Lively stats and analytics forum Chris

Spent a while looking into this problem for you - but any and all relevant knowledge I had is either very old, very rusty or non existent

I am very rusty on types of ILP and levels of hardness and complxity, and it crossed my mind you may not be able to predict it well at all, but if you could could you not combine a logistic component with your other model. Gave me a chance to simulate some data and try to play with different models. Haven't done it for a while

Are you able to disclose the nature of theI LP and how many parameters etc

But my gut feel was that it sounds a bit conceptually like trying to predict if a number is prime or not. You know they are out there, and roughly how often they come along but.. you made it sound quite Hard to start with. Isn't the nature of integer LPs that they go from a perfect fit to something very complex without being able to know when. I feel a bit embarassed because I am sure back in some day I would have had a better understanding and cognitive ability and practice to think abut it more

But thanks as always for posting someting engaging to read and think about , and I am no longer ashamed to admit I spent time talking to Chat GPT and Grok on the matter

PS sorry for rambing but it even crossed my mind that generating enough training data for such a problem makes the problem infeasible. I am just thinking generally without knowing anythng about the problem. Maybe some toy problem could work simply and conceptually. Like leaving/including a huge item out of a knapsack.. What is the objective  for example

Thanks Jimmy, Could you suggest an R-package where you can specify parametric for some predictors and non-parametric for others?

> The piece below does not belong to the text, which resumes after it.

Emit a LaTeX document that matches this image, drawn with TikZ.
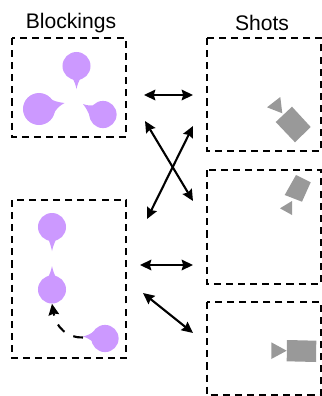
\documentclass[tikz,border=0pt]{standalone}
\usepackage{fontspec}
\setmainfont{Liberation Sans}
\usetikzlibrary{positioning}
\usetikzlibrary{arrows.meta}
\definecolor{actorc}{HTML}{CC99FF}
\definecolor{camc}{HTML}{999999}
\tikzset{
    framebox/.style = {draw=black, line width=1.15pt, dash pattern=on 5pt off 3.6pt},
    actor/.style = {circle, fill=actorc, inner sep=0pt},
    tail/.style = {fill=actorc},
    camera/.style = {fill=camc},
    link/.style = {{Stealth[length=8pt,width=7.5pt,inset=1pt]}-{Stealth[length=8pt,width=7.5pt,inset=1pt]}, line width=1.5pt},
    title/.style = {font=\fontsize{15}{18}\selectfont},
}
\begin{document}
\begin{tikzpicture}[x=0.025cm,y=-0.025cm]
\useasboundingbox (0,0) rectangle (322,396);
% boxes
\node[title] at (71,23) (tb) {Blockings};
\node[title] at (262,23) (ts) {Shots};
\draw[framebox] (12,38) rectangle (126,137);
\draw[framebox] (12,200) rectangle (126,358);
\draw[framebox] (207,38) rectangle (321,151);
\draw[framebox] (207,170) rectangle (321,284);
\draw[framebox] (207,302) rectangle (321,395);
% top blocking
\node[actor, minimum size=0.7cm] at (76.5,66) (a1) {};
\node[actor, minimum size=0.8cm] at (39,109) (a2) {};
\node[actor, minimum size=0.68cm] at (103,114.5) (a3) {};
\fill[tail] (72,77) .. controls (74,81) and (75.5,84) .. (76.5,89) .. controls (77.5,84) and (79,81) .. (81,77) -- cycle;
\fill[tail] (49,97) .. controls (52,101) and (57,102) .. (64.5,103) .. controls (59,106) and (56,109) .. (53,115) -- cycle;
\fill[tail] (95,105) .. controls (91,106) and (87,105.5) .. (83,104) .. controls (86,108) and (88,111) .. (90,117) -- cycle;
% lower blocking
\node[actor, minimum size=0.7cm] at (52,227) (a4) {};
\node[actor, minimum size=0.7cm] at (52,289.5) (a5) {};
\node[actor, minimum size=0.68cm] at (105,338.5) (a6) {};
\fill[tail] (48,238) .. controls (49.5,242) and (51,246) .. (52,251) .. controls (53,246) and (55,242) .. (56.5,238) -- cycle;
\fill[tail] (47.5,278) .. controls (49.5,275) and (51,271) .. (52,266) .. controls (53,271) and (54.5,275) .. (56.5,278) -- cycle;
\fill[tail] (94,331) .. controls (91,334) and (87,335.5) .. (83,336.5) .. controls (87,337.5) and (91,340) .. (94,343) -- cycle;
\draw[-{Stealth[length=8pt,width=7.5pt,inset=1pt]}, line width=1.5pt, dash pattern=on 7pt off 7pt] (83,337.5) .. controls (68,338) and (56,328) .. (a5.south);
% cameras
\fill[camera] (292,106.7) -- (310.7,127) -- (295,142.3) -- (275.7,122) -- cycle;
\fill[camera] (280.3,97) -- (267,107.3) -- (282.3,113.3) -- cycle;
\fill[camera] (296,175) -- (310.7,182.3) -- (302,201.7) -- (284.7,195) -- cycle;
\fill[camera] (292,201) -- (280,208.3) -- (292,215) -- cycle;
\fill[camera] (287,340) -- (316.3,340.7) -- (316,362) -- (286.7,361.3) -- cycle;
\fill[camera] (271.3,342.3) -- (286.7,350.7) -- (271.3,359) -- cycle;
% links
\coordinate (l1) at (144,95);
\coordinate (r1) at (193,95);
\coordinate (l2) at (145,121);
\coordinate (r2) at (193,201);
\coordinate (l3) at (147,219);
\coordinate (r3) at (193,126);
\coordinate (l4) at (140,265);
\coordinate (r4) at (193,265);
\coordinate (l5) at (143,293);
\coordinate (r5) at (193,333);
\draw[link] (l1) to (r1);
\draw[link] (l2) to (r2);
\draw[link] (l3) to (r3);
\draw[link] (l4) to (r4);
\draw[link] (l5) to (r5);
\end{tikzpicture}
\end{document}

I am wanting to predict computation time from a set of parameters theta and sample size vector n. The computation is actually an integer linear program and I have about 200,000 runs under varying conditions. The algorithm involves some randomisation so I have included some duplication to estimate pure error.

The problem is that time = f(theta,n) has some unusual features. The relationship involves some hot and cold spots where computation is higher or lower. If these were the only parameters then nearest neighbours or a random forest would possibly model it well. The dependence on the sample sizes however has some special features: (a) it can be erratic. A small increase in sample size can lead to a much longer  computation time, which then disappears for the next larger sample size; (b) since the problem is NP-hard, computation times does explode at a certain point.

I have limited data where the computation time is exploding – for obvious reasons. My aim would be to have a prediction model that can tell me (or the user) when computation time is likely to be say greater than 30 mins (and I have very few instances of this).

I was trying to think what kind of model would pick up the anomalous patterns but also extrapolate to larger sample sizes where times will explode. My intuition is that flexible non-parametric methods do not extrapolate well.

Would anyone have a suggestion for what kind of model I might use (within R-studio)?